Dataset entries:
☆ ☆ ☆ ☆ ☆
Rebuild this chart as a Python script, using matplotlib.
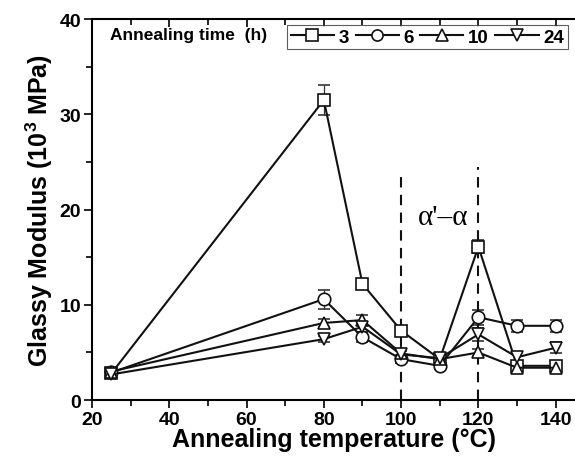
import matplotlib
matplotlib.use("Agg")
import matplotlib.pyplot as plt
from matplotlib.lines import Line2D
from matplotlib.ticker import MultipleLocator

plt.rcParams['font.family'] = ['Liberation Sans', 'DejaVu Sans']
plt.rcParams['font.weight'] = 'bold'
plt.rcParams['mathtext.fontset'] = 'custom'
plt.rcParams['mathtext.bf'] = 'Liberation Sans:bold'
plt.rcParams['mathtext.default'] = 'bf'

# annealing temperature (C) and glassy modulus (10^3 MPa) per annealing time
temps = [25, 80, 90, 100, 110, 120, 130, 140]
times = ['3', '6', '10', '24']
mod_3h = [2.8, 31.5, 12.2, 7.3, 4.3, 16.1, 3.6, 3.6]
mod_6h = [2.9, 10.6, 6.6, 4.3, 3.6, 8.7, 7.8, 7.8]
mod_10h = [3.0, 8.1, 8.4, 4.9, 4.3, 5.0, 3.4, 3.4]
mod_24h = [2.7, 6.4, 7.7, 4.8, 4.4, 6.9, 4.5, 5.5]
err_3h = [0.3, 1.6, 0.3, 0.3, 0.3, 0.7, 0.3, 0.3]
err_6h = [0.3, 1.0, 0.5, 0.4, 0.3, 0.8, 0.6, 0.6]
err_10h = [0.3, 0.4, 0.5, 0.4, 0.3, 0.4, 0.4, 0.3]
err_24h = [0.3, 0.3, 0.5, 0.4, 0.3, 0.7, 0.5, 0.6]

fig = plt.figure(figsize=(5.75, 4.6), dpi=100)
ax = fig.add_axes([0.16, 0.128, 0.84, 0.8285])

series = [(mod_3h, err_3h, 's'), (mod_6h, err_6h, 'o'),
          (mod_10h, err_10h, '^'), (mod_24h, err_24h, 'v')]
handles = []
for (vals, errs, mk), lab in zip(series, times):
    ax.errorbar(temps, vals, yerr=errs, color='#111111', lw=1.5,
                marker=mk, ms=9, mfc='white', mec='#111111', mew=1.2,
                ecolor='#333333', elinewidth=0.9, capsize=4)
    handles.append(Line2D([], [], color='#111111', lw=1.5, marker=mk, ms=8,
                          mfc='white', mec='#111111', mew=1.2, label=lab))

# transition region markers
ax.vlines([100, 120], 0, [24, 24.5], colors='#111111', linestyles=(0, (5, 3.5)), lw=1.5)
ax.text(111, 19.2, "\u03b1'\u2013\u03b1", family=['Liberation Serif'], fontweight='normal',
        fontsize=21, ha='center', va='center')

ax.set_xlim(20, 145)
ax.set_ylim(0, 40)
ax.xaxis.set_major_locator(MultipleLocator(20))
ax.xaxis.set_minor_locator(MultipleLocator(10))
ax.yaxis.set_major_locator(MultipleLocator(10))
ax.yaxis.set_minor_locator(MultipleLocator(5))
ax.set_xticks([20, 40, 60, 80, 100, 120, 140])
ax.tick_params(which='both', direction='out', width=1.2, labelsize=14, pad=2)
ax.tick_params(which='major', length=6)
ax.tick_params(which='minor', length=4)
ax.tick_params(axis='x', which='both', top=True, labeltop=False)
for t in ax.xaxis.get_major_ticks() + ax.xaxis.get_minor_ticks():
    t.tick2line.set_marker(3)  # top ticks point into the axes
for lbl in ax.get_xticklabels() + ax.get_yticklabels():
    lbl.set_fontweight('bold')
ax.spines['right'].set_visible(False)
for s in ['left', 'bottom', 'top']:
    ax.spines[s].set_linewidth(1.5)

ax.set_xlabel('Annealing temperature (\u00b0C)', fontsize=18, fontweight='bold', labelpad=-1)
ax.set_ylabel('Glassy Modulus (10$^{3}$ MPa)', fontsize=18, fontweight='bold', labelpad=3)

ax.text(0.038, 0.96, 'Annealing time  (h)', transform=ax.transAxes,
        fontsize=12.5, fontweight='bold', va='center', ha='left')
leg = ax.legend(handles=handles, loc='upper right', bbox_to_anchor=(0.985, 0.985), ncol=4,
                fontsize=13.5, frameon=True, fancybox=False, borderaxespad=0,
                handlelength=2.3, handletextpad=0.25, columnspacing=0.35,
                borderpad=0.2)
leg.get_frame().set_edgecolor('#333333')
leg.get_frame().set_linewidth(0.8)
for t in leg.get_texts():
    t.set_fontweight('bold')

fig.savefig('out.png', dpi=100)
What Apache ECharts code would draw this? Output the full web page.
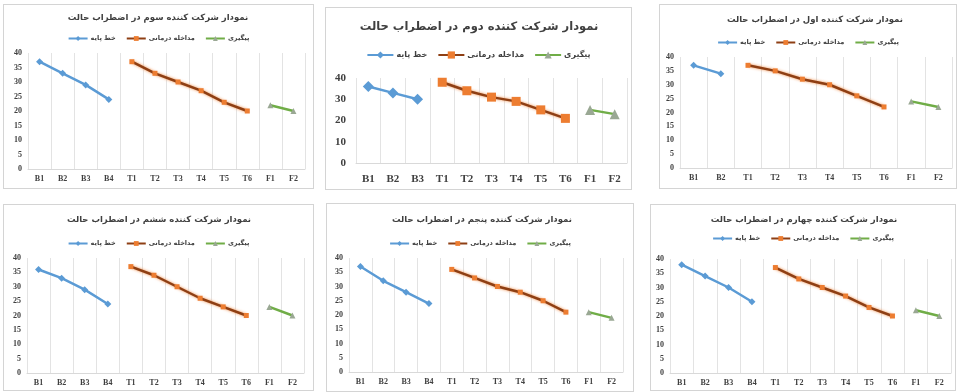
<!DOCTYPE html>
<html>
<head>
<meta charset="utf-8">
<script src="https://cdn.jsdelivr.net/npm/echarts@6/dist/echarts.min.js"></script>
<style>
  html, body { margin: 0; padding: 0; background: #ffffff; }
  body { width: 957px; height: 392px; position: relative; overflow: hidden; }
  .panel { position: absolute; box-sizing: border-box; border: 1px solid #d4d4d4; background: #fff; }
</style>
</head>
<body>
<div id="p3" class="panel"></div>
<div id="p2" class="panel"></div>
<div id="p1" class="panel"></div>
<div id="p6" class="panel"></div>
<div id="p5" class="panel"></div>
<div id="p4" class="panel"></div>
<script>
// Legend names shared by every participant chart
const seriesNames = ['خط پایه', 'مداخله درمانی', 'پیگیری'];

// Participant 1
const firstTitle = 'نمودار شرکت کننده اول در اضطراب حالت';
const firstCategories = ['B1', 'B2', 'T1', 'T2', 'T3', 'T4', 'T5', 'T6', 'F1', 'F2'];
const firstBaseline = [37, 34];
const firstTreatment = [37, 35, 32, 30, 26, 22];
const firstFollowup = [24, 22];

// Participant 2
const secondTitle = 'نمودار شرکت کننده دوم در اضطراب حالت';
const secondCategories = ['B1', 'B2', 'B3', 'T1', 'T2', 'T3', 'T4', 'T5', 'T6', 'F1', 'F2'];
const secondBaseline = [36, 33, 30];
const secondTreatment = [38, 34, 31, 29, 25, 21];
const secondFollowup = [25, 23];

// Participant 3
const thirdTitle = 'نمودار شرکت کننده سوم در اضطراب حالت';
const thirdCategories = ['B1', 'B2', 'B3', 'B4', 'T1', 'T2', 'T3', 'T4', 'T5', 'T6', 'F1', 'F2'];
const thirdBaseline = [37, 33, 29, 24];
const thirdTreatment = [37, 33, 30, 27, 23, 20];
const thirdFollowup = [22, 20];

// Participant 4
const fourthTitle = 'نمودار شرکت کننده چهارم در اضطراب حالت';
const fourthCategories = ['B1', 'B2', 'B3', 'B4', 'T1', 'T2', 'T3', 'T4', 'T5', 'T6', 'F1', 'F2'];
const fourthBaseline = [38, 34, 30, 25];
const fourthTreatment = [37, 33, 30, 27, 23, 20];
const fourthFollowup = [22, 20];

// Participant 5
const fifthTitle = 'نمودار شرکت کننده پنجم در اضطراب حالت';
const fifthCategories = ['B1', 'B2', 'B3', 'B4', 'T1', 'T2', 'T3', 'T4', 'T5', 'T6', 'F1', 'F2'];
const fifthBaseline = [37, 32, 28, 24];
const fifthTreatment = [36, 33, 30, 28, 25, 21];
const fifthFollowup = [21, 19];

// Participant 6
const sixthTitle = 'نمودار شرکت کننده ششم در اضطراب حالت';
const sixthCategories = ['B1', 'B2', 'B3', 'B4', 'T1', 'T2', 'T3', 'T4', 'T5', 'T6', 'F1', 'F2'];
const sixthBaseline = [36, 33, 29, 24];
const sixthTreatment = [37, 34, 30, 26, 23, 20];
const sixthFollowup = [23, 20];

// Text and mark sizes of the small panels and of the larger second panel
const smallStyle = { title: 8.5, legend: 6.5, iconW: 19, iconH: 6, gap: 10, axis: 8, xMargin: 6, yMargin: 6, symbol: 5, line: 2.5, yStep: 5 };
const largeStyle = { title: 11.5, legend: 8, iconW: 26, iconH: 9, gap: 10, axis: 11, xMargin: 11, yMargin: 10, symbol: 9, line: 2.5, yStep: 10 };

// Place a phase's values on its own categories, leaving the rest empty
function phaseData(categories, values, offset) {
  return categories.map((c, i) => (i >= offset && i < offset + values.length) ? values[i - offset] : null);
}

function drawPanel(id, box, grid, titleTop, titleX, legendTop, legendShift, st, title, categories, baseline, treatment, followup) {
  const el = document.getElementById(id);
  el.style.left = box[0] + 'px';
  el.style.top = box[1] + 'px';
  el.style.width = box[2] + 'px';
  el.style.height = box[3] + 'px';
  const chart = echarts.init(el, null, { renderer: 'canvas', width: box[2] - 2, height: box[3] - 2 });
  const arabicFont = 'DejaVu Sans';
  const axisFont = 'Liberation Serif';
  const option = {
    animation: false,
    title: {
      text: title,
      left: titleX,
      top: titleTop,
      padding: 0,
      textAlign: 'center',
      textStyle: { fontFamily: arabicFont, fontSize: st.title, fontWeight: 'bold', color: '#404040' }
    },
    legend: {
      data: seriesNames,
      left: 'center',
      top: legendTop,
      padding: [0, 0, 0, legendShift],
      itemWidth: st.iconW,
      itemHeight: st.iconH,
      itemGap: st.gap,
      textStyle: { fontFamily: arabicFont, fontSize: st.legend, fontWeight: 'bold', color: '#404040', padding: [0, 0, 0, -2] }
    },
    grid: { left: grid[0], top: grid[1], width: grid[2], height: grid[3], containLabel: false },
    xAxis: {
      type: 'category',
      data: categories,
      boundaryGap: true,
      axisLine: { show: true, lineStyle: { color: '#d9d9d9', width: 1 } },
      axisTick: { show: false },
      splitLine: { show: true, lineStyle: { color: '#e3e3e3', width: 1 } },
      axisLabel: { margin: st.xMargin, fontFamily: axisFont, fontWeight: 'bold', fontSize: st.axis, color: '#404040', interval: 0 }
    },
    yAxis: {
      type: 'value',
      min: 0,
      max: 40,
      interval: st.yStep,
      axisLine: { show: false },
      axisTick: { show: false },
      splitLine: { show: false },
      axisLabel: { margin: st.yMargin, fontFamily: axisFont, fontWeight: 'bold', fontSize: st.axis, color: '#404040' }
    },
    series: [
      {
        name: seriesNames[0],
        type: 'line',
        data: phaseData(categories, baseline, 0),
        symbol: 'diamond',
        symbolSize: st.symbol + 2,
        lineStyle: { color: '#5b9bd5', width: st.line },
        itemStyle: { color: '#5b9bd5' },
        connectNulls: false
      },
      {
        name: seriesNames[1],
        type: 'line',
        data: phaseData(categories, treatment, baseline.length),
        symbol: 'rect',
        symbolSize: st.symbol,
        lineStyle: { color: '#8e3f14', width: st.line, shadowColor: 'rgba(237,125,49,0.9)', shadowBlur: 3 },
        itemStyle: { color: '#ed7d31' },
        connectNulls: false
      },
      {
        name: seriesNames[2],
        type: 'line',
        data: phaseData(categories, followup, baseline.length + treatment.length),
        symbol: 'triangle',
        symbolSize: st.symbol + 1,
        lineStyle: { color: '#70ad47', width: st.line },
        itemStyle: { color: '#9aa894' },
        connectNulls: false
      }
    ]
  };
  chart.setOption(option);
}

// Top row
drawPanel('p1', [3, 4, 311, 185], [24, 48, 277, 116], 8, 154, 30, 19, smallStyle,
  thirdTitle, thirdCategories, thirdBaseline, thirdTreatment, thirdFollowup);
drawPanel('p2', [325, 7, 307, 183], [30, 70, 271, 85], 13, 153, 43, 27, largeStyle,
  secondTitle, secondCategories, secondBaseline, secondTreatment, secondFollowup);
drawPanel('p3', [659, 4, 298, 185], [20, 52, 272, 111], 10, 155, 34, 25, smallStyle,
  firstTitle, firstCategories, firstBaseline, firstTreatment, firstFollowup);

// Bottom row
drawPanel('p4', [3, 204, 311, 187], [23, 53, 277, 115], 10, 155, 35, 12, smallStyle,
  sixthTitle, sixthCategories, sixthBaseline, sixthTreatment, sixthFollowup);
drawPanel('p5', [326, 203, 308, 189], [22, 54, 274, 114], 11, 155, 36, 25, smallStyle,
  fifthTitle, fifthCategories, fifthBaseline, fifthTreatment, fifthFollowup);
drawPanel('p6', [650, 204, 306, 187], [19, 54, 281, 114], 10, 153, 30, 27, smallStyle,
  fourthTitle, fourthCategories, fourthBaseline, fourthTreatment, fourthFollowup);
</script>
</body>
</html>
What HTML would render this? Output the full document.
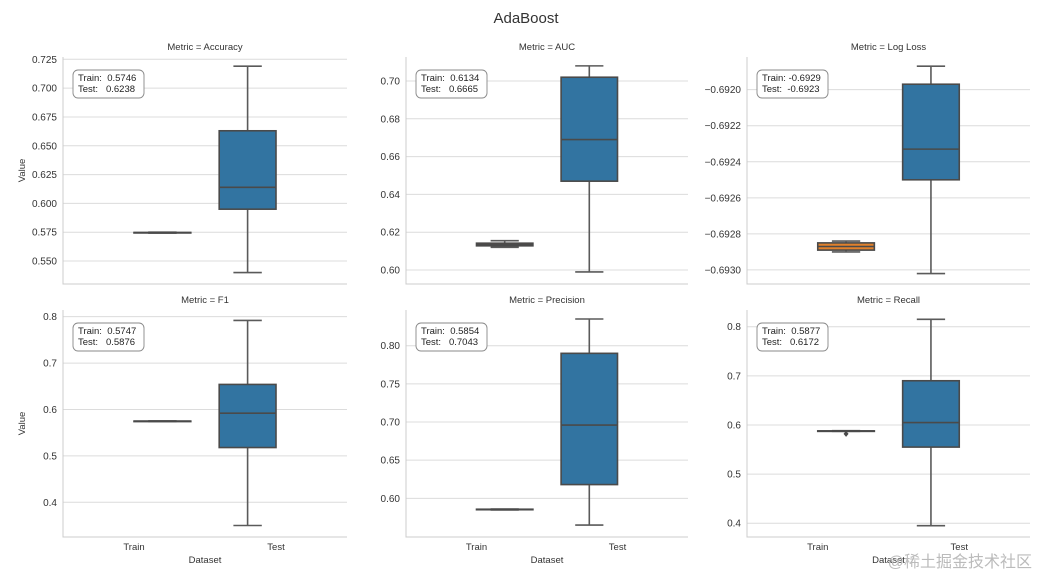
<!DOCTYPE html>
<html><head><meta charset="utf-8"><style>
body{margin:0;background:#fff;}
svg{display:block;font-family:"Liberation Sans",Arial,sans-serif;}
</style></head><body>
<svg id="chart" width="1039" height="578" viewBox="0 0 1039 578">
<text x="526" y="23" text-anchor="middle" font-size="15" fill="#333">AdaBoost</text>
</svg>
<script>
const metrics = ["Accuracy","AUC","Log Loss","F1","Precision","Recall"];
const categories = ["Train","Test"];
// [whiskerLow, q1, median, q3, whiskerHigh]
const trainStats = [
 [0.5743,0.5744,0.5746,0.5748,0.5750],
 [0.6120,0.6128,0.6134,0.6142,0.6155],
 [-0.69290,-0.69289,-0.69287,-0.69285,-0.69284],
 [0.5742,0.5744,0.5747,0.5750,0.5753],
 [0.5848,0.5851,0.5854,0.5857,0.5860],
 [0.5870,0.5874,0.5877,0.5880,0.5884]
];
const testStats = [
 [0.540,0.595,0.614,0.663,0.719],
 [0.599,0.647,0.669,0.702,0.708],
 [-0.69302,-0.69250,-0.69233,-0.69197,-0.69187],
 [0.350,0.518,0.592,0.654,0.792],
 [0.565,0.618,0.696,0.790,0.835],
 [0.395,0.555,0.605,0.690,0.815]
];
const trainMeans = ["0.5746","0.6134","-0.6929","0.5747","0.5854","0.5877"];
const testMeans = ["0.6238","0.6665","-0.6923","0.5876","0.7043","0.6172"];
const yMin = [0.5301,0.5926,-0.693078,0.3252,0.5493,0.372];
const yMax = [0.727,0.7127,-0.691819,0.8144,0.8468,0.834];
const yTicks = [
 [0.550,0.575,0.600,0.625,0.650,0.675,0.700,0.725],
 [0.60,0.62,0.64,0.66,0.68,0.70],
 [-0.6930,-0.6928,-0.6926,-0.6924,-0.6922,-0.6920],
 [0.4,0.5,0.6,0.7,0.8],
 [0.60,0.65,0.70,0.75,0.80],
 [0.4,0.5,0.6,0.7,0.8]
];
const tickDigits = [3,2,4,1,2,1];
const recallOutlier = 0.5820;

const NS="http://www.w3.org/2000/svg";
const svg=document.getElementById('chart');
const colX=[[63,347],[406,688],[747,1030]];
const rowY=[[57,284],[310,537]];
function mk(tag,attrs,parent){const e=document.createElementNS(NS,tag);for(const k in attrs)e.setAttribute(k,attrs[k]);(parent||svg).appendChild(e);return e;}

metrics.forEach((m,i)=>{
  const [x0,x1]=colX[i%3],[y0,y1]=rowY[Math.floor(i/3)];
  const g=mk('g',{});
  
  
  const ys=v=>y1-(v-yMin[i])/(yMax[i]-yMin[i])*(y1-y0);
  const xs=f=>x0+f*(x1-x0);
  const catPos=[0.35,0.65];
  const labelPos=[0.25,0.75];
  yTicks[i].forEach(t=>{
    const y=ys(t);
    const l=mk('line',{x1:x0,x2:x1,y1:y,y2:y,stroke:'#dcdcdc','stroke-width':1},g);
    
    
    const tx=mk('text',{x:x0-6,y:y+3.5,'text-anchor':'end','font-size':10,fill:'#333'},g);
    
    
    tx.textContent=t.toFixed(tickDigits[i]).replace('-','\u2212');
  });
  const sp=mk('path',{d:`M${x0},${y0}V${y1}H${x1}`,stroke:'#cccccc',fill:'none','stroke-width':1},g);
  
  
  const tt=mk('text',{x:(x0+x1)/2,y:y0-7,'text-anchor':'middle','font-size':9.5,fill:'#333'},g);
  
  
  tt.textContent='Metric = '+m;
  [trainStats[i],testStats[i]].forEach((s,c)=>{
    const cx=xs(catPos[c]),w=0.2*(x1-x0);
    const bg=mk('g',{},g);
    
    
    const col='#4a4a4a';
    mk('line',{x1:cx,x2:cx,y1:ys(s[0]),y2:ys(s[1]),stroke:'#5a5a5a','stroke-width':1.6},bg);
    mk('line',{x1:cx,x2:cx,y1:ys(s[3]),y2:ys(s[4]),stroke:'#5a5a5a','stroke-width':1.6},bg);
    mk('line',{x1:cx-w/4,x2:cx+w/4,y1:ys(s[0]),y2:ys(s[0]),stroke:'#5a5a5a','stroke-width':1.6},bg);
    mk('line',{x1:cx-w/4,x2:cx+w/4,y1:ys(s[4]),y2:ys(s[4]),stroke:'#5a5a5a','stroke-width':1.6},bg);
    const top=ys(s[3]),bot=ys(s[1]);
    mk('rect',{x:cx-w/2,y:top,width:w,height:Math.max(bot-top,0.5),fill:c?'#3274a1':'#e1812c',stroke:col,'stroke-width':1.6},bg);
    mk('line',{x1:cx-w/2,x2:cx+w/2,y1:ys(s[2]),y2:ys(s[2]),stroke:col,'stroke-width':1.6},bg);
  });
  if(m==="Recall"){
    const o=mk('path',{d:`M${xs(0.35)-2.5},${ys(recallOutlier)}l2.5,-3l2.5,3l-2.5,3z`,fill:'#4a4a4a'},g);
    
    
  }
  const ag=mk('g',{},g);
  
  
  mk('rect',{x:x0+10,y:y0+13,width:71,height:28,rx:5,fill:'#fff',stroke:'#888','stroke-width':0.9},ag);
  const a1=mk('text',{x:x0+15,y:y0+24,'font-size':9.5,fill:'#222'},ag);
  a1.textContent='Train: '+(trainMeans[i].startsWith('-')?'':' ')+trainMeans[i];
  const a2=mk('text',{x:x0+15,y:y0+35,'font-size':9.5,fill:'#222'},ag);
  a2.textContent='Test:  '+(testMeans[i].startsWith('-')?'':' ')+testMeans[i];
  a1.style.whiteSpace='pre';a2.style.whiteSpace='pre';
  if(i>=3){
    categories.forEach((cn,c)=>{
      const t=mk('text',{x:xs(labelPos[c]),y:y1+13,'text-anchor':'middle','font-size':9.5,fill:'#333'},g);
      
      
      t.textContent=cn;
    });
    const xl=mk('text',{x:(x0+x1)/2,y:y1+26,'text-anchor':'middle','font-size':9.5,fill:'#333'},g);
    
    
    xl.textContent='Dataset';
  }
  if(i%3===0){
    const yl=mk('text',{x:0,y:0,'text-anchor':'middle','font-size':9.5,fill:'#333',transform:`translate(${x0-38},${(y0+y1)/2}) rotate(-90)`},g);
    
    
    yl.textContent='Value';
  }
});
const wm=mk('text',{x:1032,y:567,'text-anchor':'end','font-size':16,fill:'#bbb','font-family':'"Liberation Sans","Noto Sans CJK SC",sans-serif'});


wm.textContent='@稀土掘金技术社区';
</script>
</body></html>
☆ ☆ ☆ ☆ ☆
> _Task requirements_:
Give again, please, precisely the lines that begin the records and run through the line with "fontsize=21, ha='center', va='center')" in it, keeping both end lines and dropping any pictures.

> _Result of this task_:
Rebuild this chart as a Python script, using matplotlib.
import matplotlib
matplotlib.use("Agg")
import matplotlib.pyplot as plt
from matplotlib.lines import Line2D
from matplotlib.ticker import MultipleLocator

plt.rcParams['font.family'] = ['Liberation Sans', 'DejaVu Sans']
plt.rcParams['font.weight'] = 'bold'
plt.rcParams['mathtext.fontset'] = 'custom'
plt.rcParams['mathtext.bf'] = 'Liberation Sans:bold'
plt.rcParams['mathtext.default'] = 'bf'

# annealing temperature (C) and glassy modulus (10^3 MPa) per annealing time
temps = [25, 80, 90, 100, 110, 120, 130, 140]
times = ['3', '6', '10', '24']
mod_3h = [2.8, 31.5, 12.2, 7.3, 4.3, 16.1, 3.6, 3.6]
mod_6h = [2.9, 10.6, 6.6, 4.3, 3.6, 8.7, 7.8, 7.8]
mod_10h = [3.0, 8.1, 8.4, 4.9, 4.3, 5.0, 3.4, 3.4]
mod_24h = [2.7, 6.4, 7.7, 4.8, 4.4, 6.9, 4.5, 5.5]
err_3h = [0.3, 1.6, 0.3, 0.3, 0.3, 0.7, 0.3, 0.3]
err_6h = [0.3, 1.0, 0.5, 0.4, 0.3, 0.8, 0.6, 0.6]
err_10h = [0.3, 0.4, 0.5, 0.4, 0.3, 0.4, 0.4, 0.3]
err_24h = [0.3, 0.3, 0.5, 0.4, 0.3, 0.7, 0.5, 0.6]

fig = plt.figure(figsize=(5.75, 4.6), dpi=100)
ax = fig.add_axes([0.16, 0.128, 0.84, 0.8285])

series = [(mod_3h, err_3h, 's'), (mod_6h, err_6h, 'o'),
          (mod_10h, err_10h, '^'), (mod_24h, err_24h, 'v')]
handles = []
for (vals, errs, mk), lab in zip(series, times):
    ax.errorbar(temps, vals, yerr=errs, color='#111111', lw=1.5,
                marker=mk, ms=9, mfc='white', mec='#111111', mew=1.2,
                ecolor='#333333', elinewidth=0.9, capsize=4)
    handles.append(Line2D([], [], color='#111111', lw=1.5, marker=mk, ms=8,
                          mfc='white', mec='#111111', mew=1.2, label=lab))

# transition region markers
ax.vlines([100, 120], 0, [24, 24.5], colors='#111111', linestyles=(0, (5, 3.5)), lw=1.5)
ax.text(111, 19.2, "\u03b1'\u2013\u03b1", family=['Liberation Serif'], fontweight='normal',
        fontsize=21, ha='center', va='center')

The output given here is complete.